Those are the fundamental questions in M.D. Waters’ gripping debut novel. Emma wakes from an accident to an enviable situation. She’s married to an attractive and wealthy man who wants nothing more than to make her happy.

But slowly, lies surface. Despite claims that they have been married for years, her doting husband is surprised by her talent as an artist. He buys her a perfume that she’s allergic to.

And then there is the voice in her head – another woman who shares memories of a camp where women are trained to be obedient wives, a water-filled tank from which she cannot escape, and perhaps most disturbingly, love for another man.

Emma becomes convinced that she is the voice in her head and that she was plucked from a previous life that she can barely remember.

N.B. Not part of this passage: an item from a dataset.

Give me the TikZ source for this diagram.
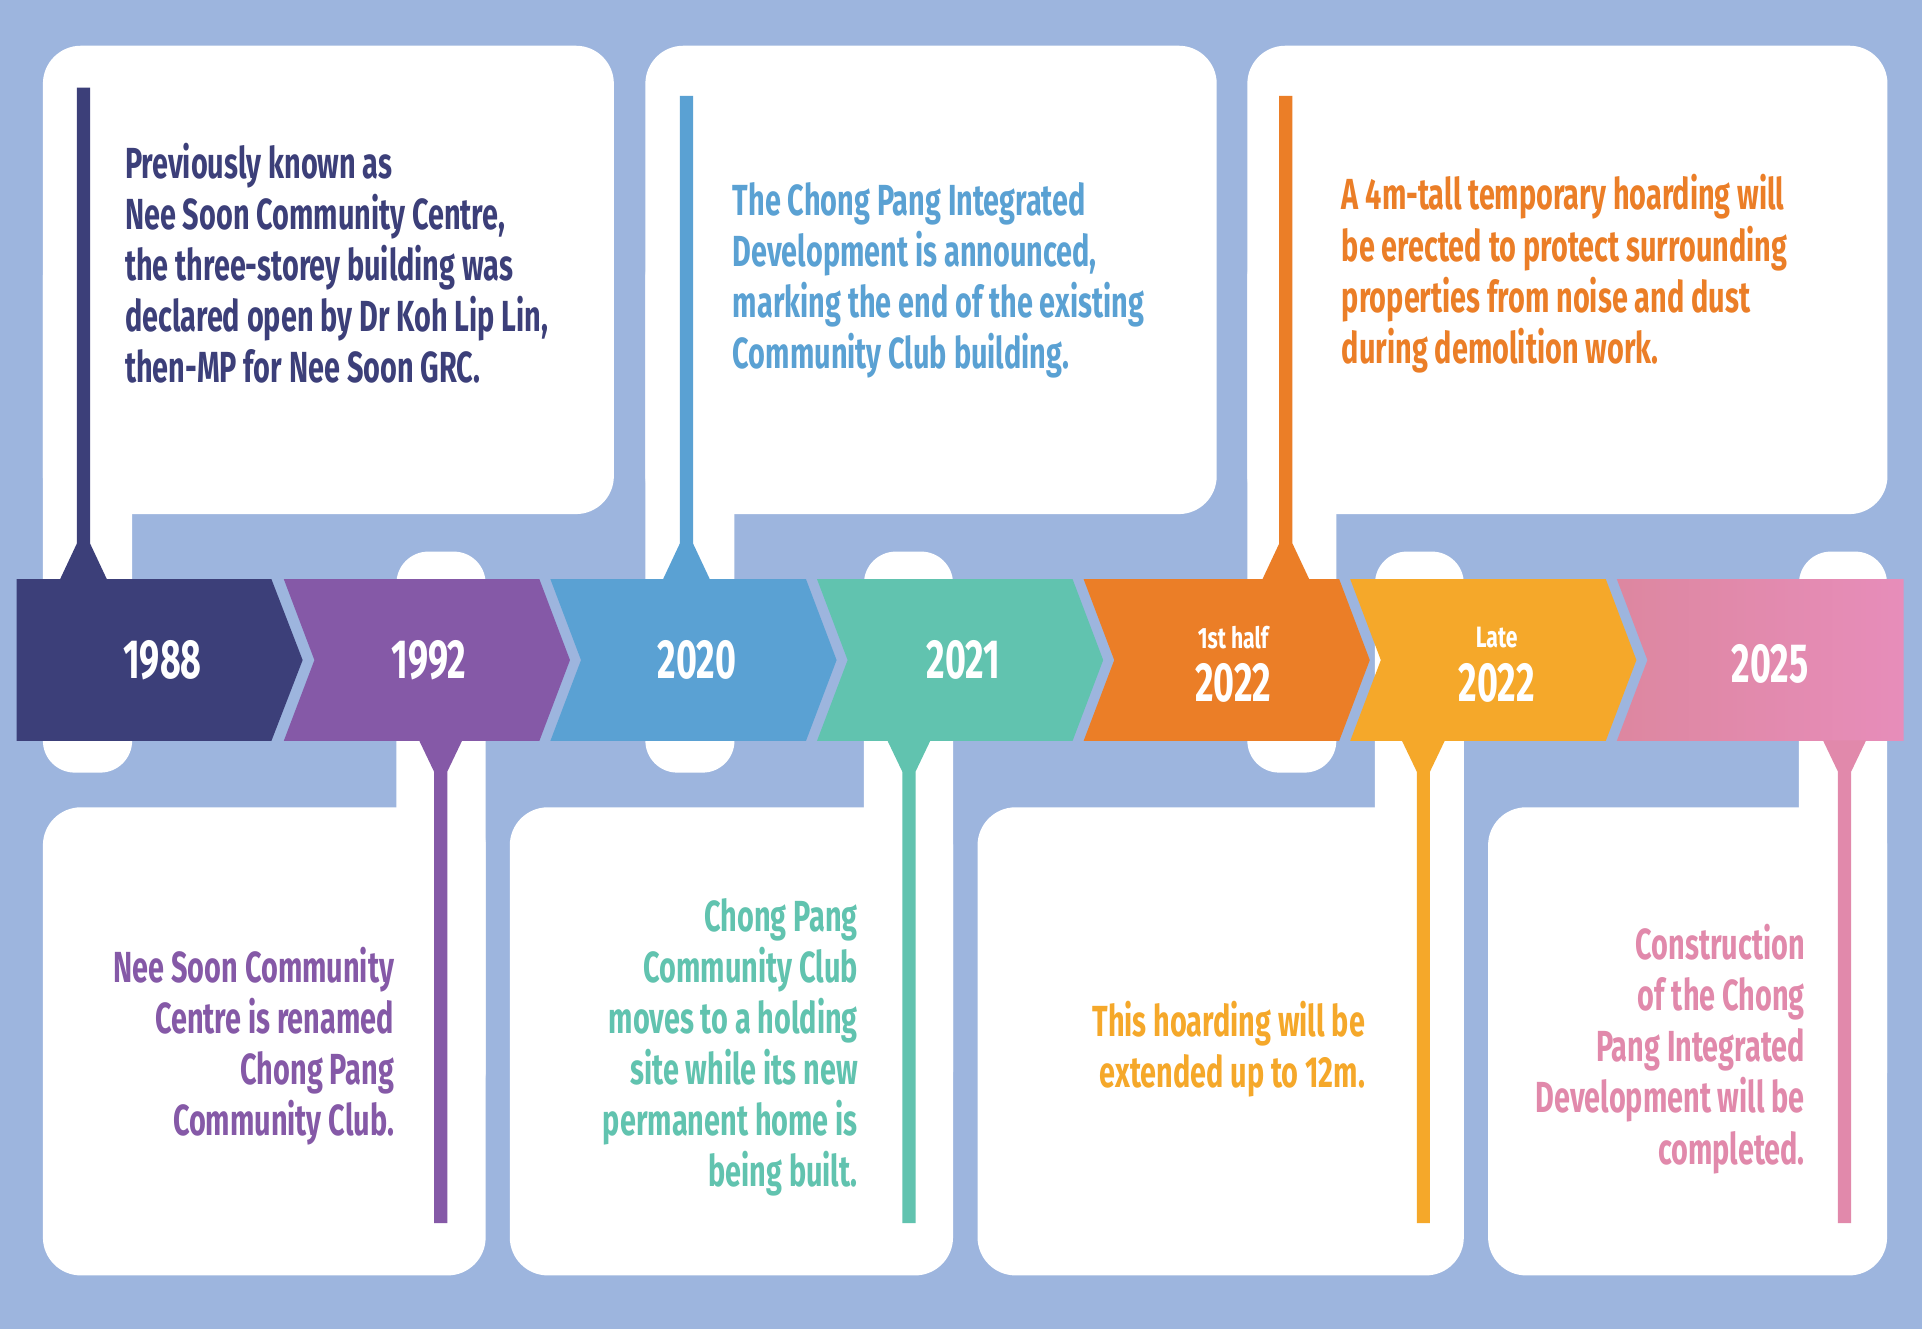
\documentclass[tikz,border=0pt]{standalone}
\usepackage{fontspec}
\newfontfamily\cardfont{Fira Sans}[FakeStretch=0.663]
\newfontfamily\yearfont{Fira Sans}[FakeStretch=0.65]
\newfontfamily\smallfont{Fira Sans}[FakeStretch=0.72]
\definecolor{bgblue}{HTML}{9DB5DE}
\definecolor{cnavy}{HTML}{3C3F79}
\definecolor{cpurple}{HTML}{8559A7}
\definecolor{cblue}{HTML}{5AA1D3}
\definecolor{cteal}{HTML}{61C3AF}
\definecolor{corange}{HTML}{EB7E27}
\definecolor{cyellow}{HTML}{F5A82A}
\definecolor{cpinkL}{HTML}{DD87A0}
\definecolor{cpinkR}{HTML}{E78DBA}
\definecolor{cpink}{HTML}{E189AB}
\begin{document}
\begin{tikzpicture}[x=1pt,y=-1pt,
  card/.style={fill=white, rounded corners=31},
  stem/.style={fill=white, rounded corners=26},
  body/.style={inner sep=0pt, font=\cardfont\bfseries\fontsize{35.5}{41.6}\selectfont},
  yearlbl/.style={inner sep=0pt, text=white, font=\yearfont\bfseries\fontsize{45}{50}\selectfont},
  smalllbl/.style={inner sep=0pt, text=white, font=\smallfont\bfseries\fontsize{24}{28}\selectfont}]

% background
\fill[bgblue] (0,0) rectangle (1568,1084);
\useasboundingbox (0,0) rectangle (1568,1084);

% upper cards with their stems reaching below the bar
\fill[card] (35,37.3) rectangle (500.8,419.4);
\fill[stem] (35,200) rectangle (107.8,630.3);
\fill[card] (526.5,37.3) rectangle (992.6,419.4);
\fill[stem] (526.5,200) rectangle (599.2,630.3);
\fill[card] (1017.6,37.3) rectangle (1539.8,419.4);
\fill[stem] (1017.6,200) rectangle (1090.2,630.3);

% lower cards with their stems reaching above the bar
\fill[card] (35,658.6) rectangle (396.2,1040.5);
\fill[stem] (323.4,450) rectangle (396.2,900);
\fill[card] (415.9,658.6) rectangle (777.5,1040.5);
\fill[stem] (704.8,450) rectangle (777.5,900);
\fill[card] (797.5,658.6) rectangle (1194.2,1040.5);
\fill[stem] (1121.7,450) rectangle (1194.2,900);
\fill[card] (1214,658.6) rectangle (1539.5,1040.5);
\fill[stem] (1467.6,450) rectangle (1539.5,900);

% timeline bar: one flat-start block, five chevrons, one flat-end block
\fill[cnavy] (13.5,472.4) -- (221.4,472.4) -- (246.9,538.5) -- (221.4,604.5) -- (13.5,604.5) -- cycle;
\foreach \k/\col in {1/cpurple,2/cblue,3/cteal,4/corange,5/cyellow}{
  \pgfmathsetmacro{\L}{231.5+217.5*(\k-1)}
  \fill[\col] (\L,472.4) -- ({\L+208.5},472.4) -- ({\L+233.5},538.5) -- ({\L+208.5},604.5)
     -- (\L,604.5) -- ({\L+25},538.5) -- cycle;
}
\shade[left color=cpinkL, right color=cpinkR] (1319,472.4) -- (1553,472.4) -- (1553,604.5)
   -- (1319,604.5) -- (1344,538.5) -- cycle;

% markers rising from the bar into the upper cards
\foreach \c/\top/\col in {68.1/71.4/cnavy, 560/78.3/cblue, 1049/78.3/corange}{
  \fill[\col] ({\c-5.4},\top) -- ({\c+5.4},\top) -- ({\c+5.4},443.4) -- ({\c+19.3},473)
     -- ({\c-19.3},473) -- ({\c-5.4},443.4) -- cycle;
}
% markers hanging from the bar into the lower cards
\foreach \c/\col in {359.5/cpurple, 741.5/cteal, 1161.2/cyellow, 1504.8/cpink}{
  \fill[\col] ({\c-17.6},604) -- ({\c+17.6},604) -- ({\c+5.4},629.5) -- ({\c+5.4},997.8)
     -- ({\c-5.4},997.8) -- ({\c-5.4},629.5) -- cycle;
}

% labels on the bar
\node[yearlbl] (y1988) at (132.6,538.5) {1988};
\node[yearlbl] (y1992) at (350,538.5) {1992};
\node[yearlbl] (y2020) at (568.5,538.5) {2020};
\node[yearlbl] (y2021) at (786,538.5) {2021};
\node[smalllbl] (h2022a) at (1006,520) {1st half};
\node[yearlbl] (y2022a) at (1006,557) {2022};
\node[smalllbl] (h2022b) at (1221,520) {Late};
\node[yearlbl] (y2022b) at (1221,557) {2022};
\node[yearlbl] (y2025) at (1444,541.5) {2025};

% card texts, one node per printed line
\foreach \t [count=\i] in {Previously known as, {Nee Soon Community Centre,},
    the three-storey building was, {declared open by Dr Koh Lip Lin,}, then-MP for Nee Soon GRC.}
  \node[body, text=cnavy, anchor=base west] (ta\i) at (101.8,{145.7+41.5*(\i-1)}) {\t};

\foreach \t [count=\i] in {The Chong Pang Integrated, {Development is announced,},
    marking the end of the existing, Community Club building.}
  \node[body, text=cblue, anchor=base west] (tc\i) at (597.7,{176.2+41.6*(\i-1)}) {\t};

\foreach \t [count=\i] in {A 4m-tall temporary hoarding will, be erected to protect surrounding,
    properties from noise and dust, during demolition work.}
  \node[body, text=corange, anchor=base west] (te\i) at (1094.6,{171.3+41.7*(\i-1)}) {\t};

\foreach \t [count=\i] in {Nee Soon Community, Centre is renamed, Chong Pang, Community Club.}
  \node[body, text=cpurple, anchor=base east] (tb\i) at (321.6,{801.4+41.6*(\i-1)}) {\t};

\foreach \t [count=\i] in {Chong Pang, Community Club, moves to a holding, site while its new,
    permanent home is, being built.}
  \node[body, text=cteal, anchor=base east] (td\i) at (700,{760+41.65*(\i-1)}) {\t};

\foreach \t [count=\i] in {This hoarding will be, extended up to 12m.}
  \node[body, text=cyellow, anchor=base east] (tf\i) at (1113.8,{845.7+41.6*(\i-1)}) {\t};

\foreach \t [count=\i] in {Construction, of the Chong, Pang Integrated, Development will be, completed.}
  \node[body, text=cpink, anchor=base east] (tg\i) at (1472.6,{782.6+41.75*(\i-1)}) {\t};

\end{tikzpicture}
\end{document}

The truth, when it comes, is even more disturbing. She shares genes with the woman who is the voice in her head, but she is not her; Emma is a clone. The husband she loves is not hers. The child she longs for is not her daughter.

The revelation leaves Emma reeling and sets off a chain of events that destroys her life and that of her original.

“Archetype” is the literary equivalent of a big-screen blockbuster with its beautiful but deadly heroine, tragic love triangle and grim futuristic setting. The closest thing in print may be Margaret Atwood’s “The Handmaid’s Tale,” but Emma is Offred with mixed martial arts training. Given a chance to flee the male-dominated, baby-obsessed culture in which she has been ensnared, Emma picks up a gun and goes down fighting.

Except that’s not the end.

“Archetype” finishes with a cliffhanger made even more tantalizing by Dutton’s promise to publish the sequel, “Protoype,” in six months. The prospect has me more excited than the next “Hunger Games” movie.